Seven Last Casts 1

Dec 15, 2010 by Guest

BY JEFF LUND

I’m a seven last-casts type of guy.

I set certain conditions that hopefully will qualify as excuses to stay riverside, or contrastingly provide reasonable closure. Sometimes the criteria is demanding, last cast unless I hook one or get a bite’. Others, less optimistic, ‘okay, last cast unless I see a fish’. Either way usually works out to roughly seven casts.

Some would think the perfect end to a day on the water would be netting a fish, but that could also indicate the bite is back on, so why leave when things are heating up?

Though at times, waiting until you catch a fish can be an unbearable endeavor.

Saturday afternoon was one of those days you catch a good amount of fish but the one that sticks out is the two footer that you didn’t catch. Since you have caught plenty, there is no Ahab-ian response to that big smart fish so you can leave it be, and allow feeding your own stomach to supersede lying to fish about feeding theirs.

I was working the narrowing inlet back toward my truck when a tree branch with a tail chased my lure. I had no intention of doing anything more than cast as I walked back, but that huge rainbow made me stop. I figured, after seven casts, that if I wasn’t stupid by then, it wasn’t going to be stupid just to mix it up, plus I was tired and hungry, so I left.

I cleaned up a bit back at the room, accidentally using the scented shampoo which made my hair smell like flower bed extract – a sharp contrast to the fish slime and body odor offered by my jacket, then walked a mile to dinner.

Bothered only by the low calls of birds I peered west in the dying sunlight, past the remains of a chimney built in 1862 by a man that never expected me to be there one day reading about what he built while my phone lets me know someone sent me an email.

“Sorry” I said, just in case.

Not that he’d be offended by the vibration in my pocket more than the fact that what’s left of his ranch is now surrounded by houses that are only semi-discrete in hiding the income bracket of the owners. His place is now an after thought for most, a pillar of the past worn by generations and witness to the death of the frontier.

Much like the structure itself, maple and oak leaves clung out of sheer loyalty to the tips of twigs so small and delicate the foliage appeared to hover tortuously close to being lost.

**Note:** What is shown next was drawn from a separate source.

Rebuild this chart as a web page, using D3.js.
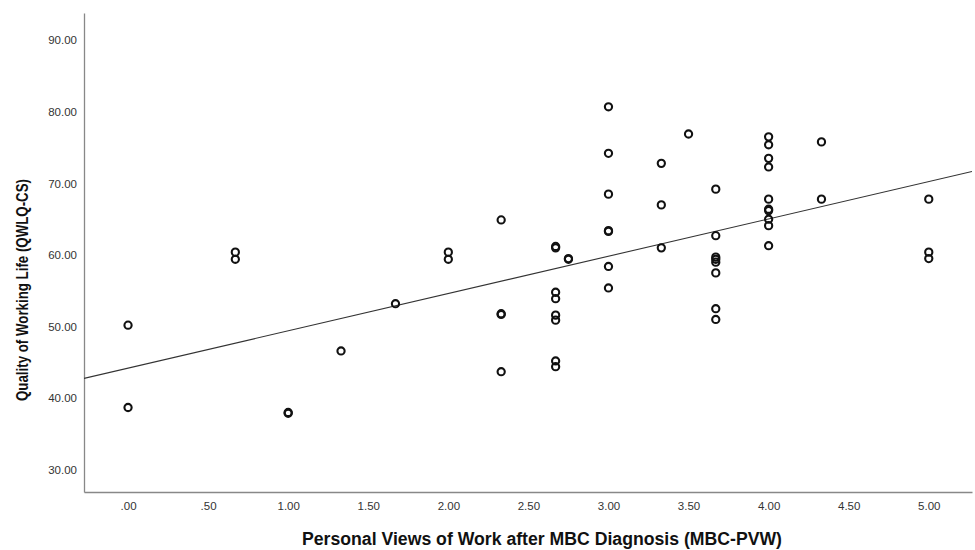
<!DOCTYPE html>
<html><head><meta charset="utf-8">
<script src="https://cdn.jsdelivr.net/npm/d3@7"></script>
<style>body{margin:0;background:#fff}svg{display:block}</style>
</head><body>
<script>
const xValues = [0,0, 0.67,0.67, 1,1, 1.33, 1.67, 2,2,
  2.33,2.33,2.33,2.33,
  2.67,2.67,2.67,2.67,2.67,2.67,2.67,2.67,
  2.75,2.75,
  3,3,3,3,3,3,3,
  3.33,3.33,3.33, 3.5,
  3.67,3.67,3.67,3.67,3.67,3.67,3.67,3.67,
  4,4,4,4,4,4,4,4,4,4,
  4.33,4.33, 5,5,5];
const yValues = [50.2,38.7, 60.4,59.4, 38.0,37.9, 46.6, 53.2, 60.4,59.4,
  64.9,51.8,51.7,43.7,
  61.2,61.0,54.8,53.9,51.6,50.9,45.2,44.4,
  59.5,59.4,
  80.7,74.2,68.5,63.4,63.3,58.4,55.4,
  72.8,67.0,61.0, 76.9,
  69.2,62.7,59.7,59.4,59.0,57.5,52.5,51.0,
  76.5,75.4,73.5,72.3,67.8,66.4,66.2,65.0,64.1,61.3,
  75.8,67.8, 67.8,60.4,59.5];
const fitLine = {intercept: 44.2, slope: 5.21};
const xTicks = [0,0.5,1,1.5,2,2.5,3,3.5,4,4.5,5];
const yTicks = [30,40,50,60,70,80,90];
const xTitle = "Personal Views of Work after MBC Diagnosis (MBC-PVW)";
const yTitle = "Quality of Working Life (QWLQ-CS)";

const W=975,H=550, m={l:84,t:13,r:3,b:58};
const svg=d3.select("body").append("svg").attr("width",W).attr("height",H);
const x=d3.scaleLinear().domain([-0.275,5.27]).range([m.l,W-m.r]);
const y=d3.scaleLinear().domain([26.9,93.8]).range([H-m.b,m.t]);
const fmt=v=>d3.format(".2f")(v).replace(/^0\./,".");

svg.append("defs").append("clipPath").attr("id","c").append("rect")
  .attr("x",m.l).attr("y",m.t).attr("width",W-m.l-m.r).attr("height",H-m.t-m.b);

const xa=svg.append("g").attr("transform",`translate(0,${H-m.b})`)
  .call(d3.axisBottom(x).tickValues(xTicks).tickFormat(fmt).tickSize(0).tickPadding(10));
const ya=svg.append("g").attr("transform",`translate(${m.l},0)`)
  .call(d3.axisLeft(y).tickValues(yTicks).tickFormat(d=>d3.format(".2f")(d)).tickSize(0).tickPadding(7));
[xa,ya].forEach(a=>{
  a.select(".domain").attr("stroke","#888").attr("stroke-width",1.3);
  a.selectAll("text").attr("font-family","Liberation Sans, Arial, sans-serif").attr("font-size",11.5).attr("fill","#333");
});

svg.append("line").attr("clip-path","url(#c)")
  .attr("x1",x(-0.275)).attr("y1",y(fitLine.intercept+fitLine.slope*-0.275))
  .attr("x2",x(5.27)).attr("y2",y(fitLine.intercept+fitLine.slope*5.27))
  .attr("stroke","#333").attr("stroke-width",1.1);

svg.append("g").selectAll("circle").data(xValues.map((v,i)=>[v,yValues[i]])).join("circle")
  .attr("cx",d=>x(d[0])).attr("cy",d=>y(d[1])).attr("r",3.6)
  .attr("fill","none").attr("stroke","#111").attr("stroke-width",2.1);

svg.append("text").attr("x",542).attr("y",545).attr("text-anchor","middle")
  .attr("font-family","Liberation Sans, Arial, sans-serif").attr("font-weight","bold")
  .attr("font-size",17.5).attr("fill","#111")
  .attr("textLength",480).attr("lengthAdjust","spacingAndGlyphs").text(xTitle);
svg.append("text").attr("transform","translate(28,290) rotate(-90)").attr("text-anchor","middle")
  .attr("font-family","Liberation Sans, Arial, sans-serif").attr("font-weight","bold")
  .attr("font-size",17).attr("fill","#111")
  .attr("textLength",222).attr("lengthAdjust","spacingAndGlyphs").text(yTitle);
</script>
</body></html>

After an afternoon of hiking up and down the steep incline of the shore at New Melones, I was void of the energy to feel much but relaxed. There did seem to be some gravity in the moment, but I decided not to get too emotional over a stack of rectangular rocks, because that’s all they are – a reminder of a past we can access only through stories, books and imagination.

They were the times of fee-less tree chopping for Christmas and before sections of the foothills were flooded by the damming of every river up and down the Sierra Nevada. I can’t pretend to know what it was like to endure the murderous intensity of winter nature before the comforts of today and nice little kastmasters that catch trout in bunches.

So rather than soak myself in the inconsequential as I chewed on roasted duck I thought about the trout I caught and what would have happened if I had stayed for one more cast.


Jeff Lund
Teacher/Freelance Writer
Manteca, CA

"Its the coming back, the return which gives meaning to the going forth. We really don't know where we've been until we've come back to where we were. Only, where we were may not be as it was, because of whom we've become. Which, after all, is why we left." – Bernard Stevens  Northern Exposure

1 comments

Rob Endsley on Dec 15, 2010 at 11:35 am said:

This is classic! I'm a 20 last casts sort of guy I guess.